Turkey has been implementing an export-oriented strategy since 1980. The basic objective of this strategy is to constitute an outward oriented economic structure in the framework of free market economy and to be integrated with world markets.
With this new strategy, export intensive measures consisting of various supportive components, arrangements directed to the foreign trade liberalization.
In addition to liberal arrangements made to improve exports, some support programs came into effect. The main facilities provided for the exporters were as follows: corporation tax exemption, tax refund, premium to the Resource Utilization and Support Fund, subsidies obtained from the Support and Price Stabilization Fund. However, the above mentioned supports have been gradually eliminated in accordance with our international commitments since the second half of 1980s.
On the other hand, with the establishment of the Turk Eximbank in 1987, supporting exports gained a new dimension. In this respect, in order to increase the competitive strength of the Turkish exporters in foreign markets, some credits and guarantee programs under the international commitments began to be applied to the sectors with high export potentials.
Related to particularly support of exports, policies of the foreign trade strategy that was set up under the conditions of 1980s have been reviewed and modified in view of the developments taken place in the world and Turkey in the 1990s.

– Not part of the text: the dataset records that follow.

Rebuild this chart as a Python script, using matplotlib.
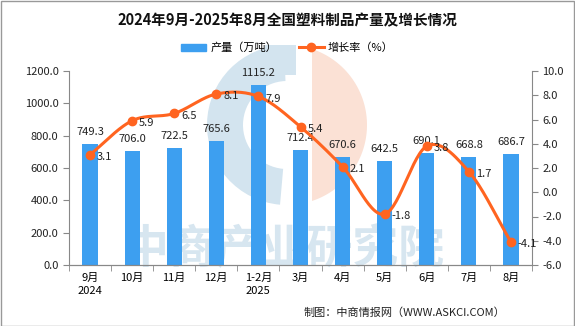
import numpy as np
import matplotlib
matplotlib.use('Agg')
from matplotlib import pyplot as plt
from matplotlib.patches import Wedge, Polygon, Rectangle
from matplotlib.lines import Line2D

plt.rcParams['font.family'] = ['Noto Sans CJK SC', 'DejaVu Sans']
plt.rcParams['axes.unicode_minus'] = False

months = ['9月\n2024', '10月', '11月', '12月', '1-2月\n2025', '3月', '4月', '5月', '6月', '7月', '8月']
output = [749.3, 706.0, 722.5, 765.6, 1115.2, 712.4, 670.6, 642.5, 690.1, 668.8, 686.7]
growth = [3.1, 5.9, 6.5, 8.1, 7.9, 5.4, 2.1, -1.8, 3.8, 1.7, -4.1]

bar_color = '#3d9ff0'
line_color = '#ff6420'
W, H = 575, 326

fig = plt.figure(figsize=(W / 100, H / 100), dpi=100)

# watermark logo and name, in pixel space behind the plot
wm = fig.add_axes([0, 0, 1, 1], zorder=0)
wm.set_xlim(0, W)
wm.set_ylim(H, 0)
wm.axis('off')
cx, cy, r = 287, 125, 80
wm.add_patch(Wedge((cx, cy), r, 95, 268, width=36, color='#d3e4ef', lw=0))
wm.add_patch(Rectangle((265, 45), 31, 30, color='#d3e4ef', lw=0))
ang = np.linspace(-np.pi / 2, np.pi / 2, 80)
arc_x = cx + r * np.cos(ang)
arc_y = cy + r * np.sin(ang)
keep = arc_x >= 311
pts = np.column_stack([arc_x[keep], arc_y[keep]])
wm.add_patch(Polygon(pts, closed=True, color='#fbe1d5', lw=0))
wm.text(284, 250, '中商产业研究院', ha='center', va='center', fontsize=33,
        fontweight='bold', color='#d7e6f0')

ax = fig.add_axes([69 / W, 1 - 265 / H, (532 - 69) / W, (265 - 71) / H], zorder=1)
ax.patch.set_visible(False)
ax2 = ax.twinx()
ax2.patch.set_visible(False)

x = np.arange(len(months))
ax.bar(x, output, width=0.36, color=bar_color, zorder=2)
for xi, v in zip(x, output):
    ax.annotate('%.1f' % v, (xi, v), xytext=(0, 5), textcoords='offset points',
                ha='center', va='bottom', fontsize=8, color='#222222')

ax.set_xlim(-0.5, len(months) - 0.5)
ax.set_ylim(0, 1200)
ax.set_yticks(np.arange(0, 1201, 200))
ax.set_yticklabels(['%.1f' % t for t in np.arange(0, 1201, 200)])
ax.set_xticks(x)
ax.set_xticklabels(months, fontsize=8, linespacing=1.35)
ax.set_xticks(np.arange(-0.5, len(months), 1), minor=True)
ax.tick_params(axis='x', which='major', length=0, pad=6)
ax.tick_params(axis='x', which='minor', length=4, color='#888888', direction='out')
ax.tick_params(axis='y', length=4, color='#888888', labelsize=8, labelcolor='#222222')

# smoothed growth line (Catmull-Rom through the monthly points)
px = np.array(x, dtype=float)
py = np.array(growth, dtype=float)
ex = np.concatenate([[2 * px[0] - px[1]], px, [2 * px[-1] - px[-2]]])
ey = np.concatenate([[2 * py[0] - py[1]], py, [2 * py[-1] - py[-2]]])
sx, sy = [], []
t = np.linspace(0, 1, 30)
for i in range(1, len(ex) - 2):
    for arr, out in ((ex, sx), (ey, sy)):
        p0, p1, p2, p3 = arr[i - 1], arr[i], arr[i + 1], arr[i + 2]
        out.extend(0.5 * (2 * p1 + (-p0 + p2) * t + (2 * p0 - 5 * p1 + 4 * p2 - p3) * t ** 2
                          + (-p0 + 3 * p1 - 3 * p2 + p3) * t ** 3))
ax2.plot(sx, sy, color=line_color, lw=2.2, zorder=3)
ax2.plot(px, py, 'o', color=line_color, ms=6, zorder=4)
for xi, v in zip(px, py):
    ax2.annotate('%.1f' % v, (xi, v), xytext=(5, -1.5), textcoords='offset points',
                 ha='left', va='center', fontsize=8, color='#222222')

ax2.set_ylim(-6, 10)
ax2.set_yticks(np.arange(-6, 10.1, 2))
ax2.set_yticklabels(['%.1f' % t for t in np.arange(-6, 10.1, 2)])
ax2.tick_params(axis='y', length=4, color='#888888', labelsize=8, labelcolor='#222222')

for a in (ax, ax2):
    a.spines['top'].set_visible(False)
    a.spines['left'].set_color('#888888')
    a.spines['right'].set_color('#888888')
    a.spines['bottom'].set_color('#888888')
ax.spines['right'].set_visible(False)
ax2.spines['left'].set_visible(False)

fig.text(0.5, 1 - 20 / H, '2024年9月-2025年8月全国塑料制品产量及增长情况',
         ha='center', va='center', fontsize=10.5, fontweight='bold', color='#111111')
handles = [Rectangle((0, 0), 1, 1, color=bar_color),
           Line2D([], [], color=line_color, lw=2.2, marker='o', ms=6)]
fig.legend(handles, ['产量（万吨）', '增长率（%）'], loc='center', bbox_to_anchor=(0.5, 1 - 48 / H),
           ncol=2, frameon=False, fontsize=8, handlelength=2.2, columnspacing=2.0,
           handletextpad=0.4)
fig.text(505 / W, 1 - 313 / H, '制图：中商情报网（WWW.ASKCI.COM）', ha='right', va='center',
         fontsize=8, color='#222222')
fig.add_artist(Rectangle((0.5 / W, 0.5 / H), 1 - 1.5 / W, 1 - 1.5 / H, transform=fig.transFigure,
                         fill=False, ec='#999999', lw=1))

fig.savefig('out.png', dpi=100)
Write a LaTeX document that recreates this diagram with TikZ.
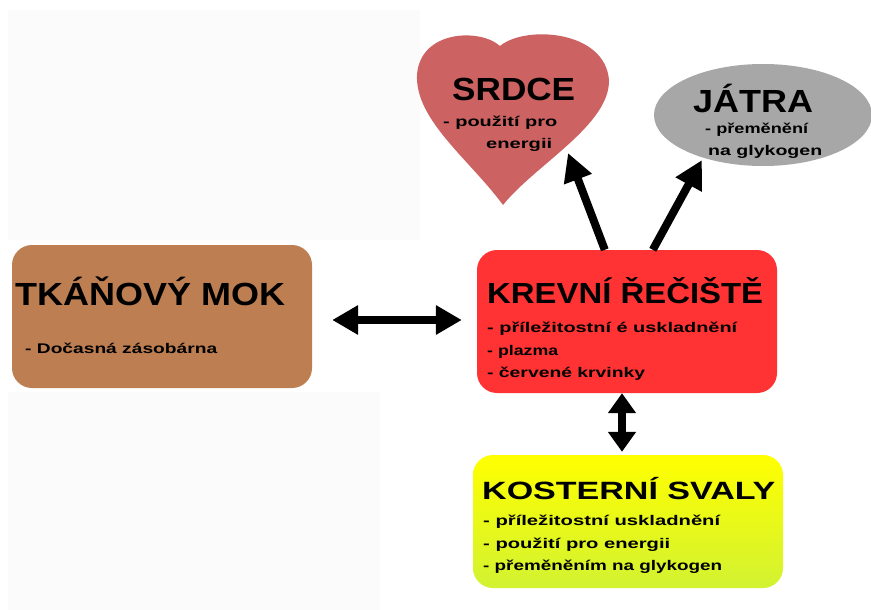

In this respect, State Aids prepared in compliance chiefly with the World Trade Organization and our international commitments were put into practice as of 01.Jun.1995.
The most significant phenomenon in Turkeys foreign trade policy is the Customs Union established between the EU and Turkey as of 01.Jan.1996. This development initiated the duration needed for the legal infrastructural consistency of foreign trade strategy with the EUs norms, and thus both import and export regimes have been made consistent with the regulations of the EU. The Free Trade Agreements signed with the Central and Eastern European Countries and Israel must be regarded as the factors directly affecting our trade in the consistency framework of the Communitys Common Trade Policy.
Within the framework of the modifications made in the laws, the Export Support Regime applied until 1.1.1996 was modified in compliance with the Customs Code of the Community.
In place of the Export Support Regime applied in the framework of the Export Support Decision No. 94/5782 based on obtaining raw materials at world market prices, the Inward Processing Regime numbered 95/7615, published in the Official Gazette 31.Dec.1995, entered into force as of 01.Jan.1996. For today, implemented Inward Processing Regime (IPR) via Decree NO. 2005/8391 put into force on January 27, 2005.
According to the modifications in the Export Regime, (article 4(e) of the Export Regulation), "an exporter" is defined as a person who is a member of the related Exporters Association,
- a natural or legal person having a single tax number,
- tradesmen and craftsmen dealing with production and is registered to the Chambers of Tradesmen and Craftsmen
- joint- venture,
Export is the "de facto" exportation of goods or their value in compliance with the current Export Regulations, Customs Regulations and bringing the value of the goods back to the country through Turkish Currency Legislations or other ways of leaving country which can be accepted as an export by the Undersecretariat for Foreign Trade.
Types of exports are as follows:
(a) Exports having no special nature
(b) Exports on registration
(c) Exports on credit
(d) Exports by means of consignment
(e) Exportation of imported goods
(f) Exportation to free zones
(g) Exportation made through counter purchase or barter trade
(h) Exports through leasing
(i) Transit trade
(j) Exports without returns
All goods, other than those whose exportation is prohibited by laws, decrees and international agreements, can be freely exported within the framework of the Export Regime Decree.
However, within the framework of WTO rules, restrictions and prohibitions on exports may be imposed in case of market turmoil, scarcity of exported goods, in order to protect public safety, morals, health; flora and fauna, environment, as well as, articles bearing artistic, historical and archeological value.
The goods whose exportation is prohibited and subject to permit are listed in the Communiqué numbered 96/31.